Elle a occupé les portefeuilles ministériels de la Coopération internationale ; de l’Agriculture et de l’environnement ; et enfin, du Développement rural. Toutefois, la nouvelle responsabilité qui est confiée aujourd’hui à Mme Cissé sera des plus herculéennes. En effet, ce n’est pas une entreprise légère que de gérer les sociétés modernes de plus en plus complexes et exigeantes. Qui plus est, le tout nouveau Premier ministre malien est une femme. Toujours prise pour une « bête de somme », pour reprendre l’expression de Simone de Beauvoir, la femme, surtout africaine, peine encore à se frayer une place dans la société.
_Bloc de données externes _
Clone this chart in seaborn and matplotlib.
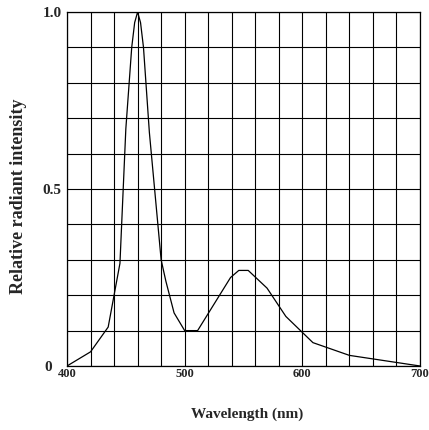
import matplotlib
matplotlib.use("Agg")
import matplotlib.pyplot as plt
import matplotlib.transforms as mtransforms
import seaborn as sns
import pandas as pd

# spectrum
wavelength = [400, 420, 435, 445, 450, 455, 457.5, 460, 462.5, 465, 470,
              480, 484, 491, 500, 511, 539, 546, 554, 570, 586, 609, 640, 700]
intensity = [0.0, 0.04, 0.11, 0.29, 0.67, 0.9, 0.97, 1.0, 0.97, 0.9, 0.66,
             0.3, 0.24, 0.15, 0.1, 0.1, 0.25, 0.27, 0.27, 0.22, 0.14, 0.066, 0.03, 0.0]

x_ticks = [400, 500, 600, 700]
x_tick_labels = ["400", "500", "600", "700"]
y_ticks = [0, 0.5, 1.0]
y_tick_labels = ["0", "0.5", "1.0"]

df = pd.DataFrame({"wavelength": wavelength, "intensity": intensity})

sns.set_style("white")
plt.rcParams["font.family"] = ["Liberation Serif", "DejaVu Serif"]
plt.rcParams["font.weight"] = "bold"

fig = plt.figure(figsize=(4.29, 4.30), dpi=100)
ax = fig.add_axes([67 / 429, 1 - 366 / 430, 353 / 429, 354 / 430])

sns.lineplot(data=df, x="wavelength", y="intensity", color="black",
             linewidth=0.9, ax=ax, sort=False)

ax.set_xlim(400, 700)
ax.set_ylim(0, 1.0)
ax.set_xticks(x_ticks)
ax.set_xticklabels(x_tick_labels, fontsize=9, fontweight="bold")
ax.set_xticks(range(400, 701, 20), minor=True)
ax.set_yticks(y_ticks)
ax.set_yticklabels(y_tick_labels, fontsize=11, fontweight="bold")
ax.set_yticks([i / 10 for i in range(11)], minor=True)
ax.tick_params(which="both", length=0)
ax.tick_params(axis="x", pad=1.5)
ax.tick_params(axis="y", pad=4)
ax.grid(which="both", color="black", linewidth=0.8)
ax.set_axisbelow(True)
for s in ax.spines.values():
    s.set_color("black")
    s.set_linewidth(0.9)

# push the "0" left so it sits beside "400"
lab0 = ax.get_yticklabels()[0]
lab0.set_transform(lab0.get_transform() +
                   mtransforms.ScaledTranslation(-9 / 100, 0, fig.dpi_scale_trans))

ax.set_xlabel("Wavelength (nm)", fontsize=11, fontweight="bold", va="center")
ax.xaxis.set_label_coords(0.51, -0.136)
ax.set_ylabel("Relative radiant intensity", fontsize=13, fontweight="bold", va="center")
ax.yaxis.set_label_coords(-0.137, 0.479)

fig.savefig("out.png", dpi=100)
La phallocratie aidant, sa voix pèse souvent moins lourd qu’une plume.
En tout cas, d’ores et déjà, Mme Cissé trouve sur sa table, entre autres dossiers aussi sensibles que complexes, celui du nouveau Code des personnes et de la famille. Un Code qui libère la femme malienne de bien des pesanteurs socioculturelles et religieuses qui limitent considérablement sa liberté mais dont le vote et l’application rencontrent la désapprobation catégorique de certaines communautés religieuses du pays de Soundjata. Ce qui avait d’ailleurs contraint le président ATT à mettre ce Code en stand-by.
Que fera donc Mme le Premier ministre de cette loi dont le bien-fondé pour la femme n’est plus à démontrer mais dont l’applicabilité demeure problématique pour des raisons socioculturelles et religieuses ? Attendons de voir. En tout cas, en posant cet acte hautement historique, ATT voudrait terminer son dernier mandat en apothéose. Ainsi, convaincu que cette nomination engage sa personnalité et conscient de ce que la mission confiée au nouveau chef du gouvernement est titanesque, ATT fera sans doute des pieds et des mains pour lui offrir toutes les chances de réussir ce pari. A elle de les saisir pour relever les défis. Aussi, beaucoup de femmes africaines ont-elles le regard tourné vers le nouveau Premier ministre malien. Elle doit en principe se rendre compte que la victoire a plusieurs pères et la défaite orpheline. Aux Maliens aussi de la considérer comme un Premier ministre avant de la voir comme une femme.
En tout état de cause, ATT qui a déjà promis d’aller cultiver son jardin au terme de ce mandat (il y tient, sauf tremblement de terre), vient de damer encore le pion à ses pairs africains. Dans une Afrique où la femme a toutes les difficultés pour rentrer dans le cercle des décideurs politiques, le geste du président de la République du Mali est plus que louable. Il est à souhaiter que les autres lui emboîtent le pas.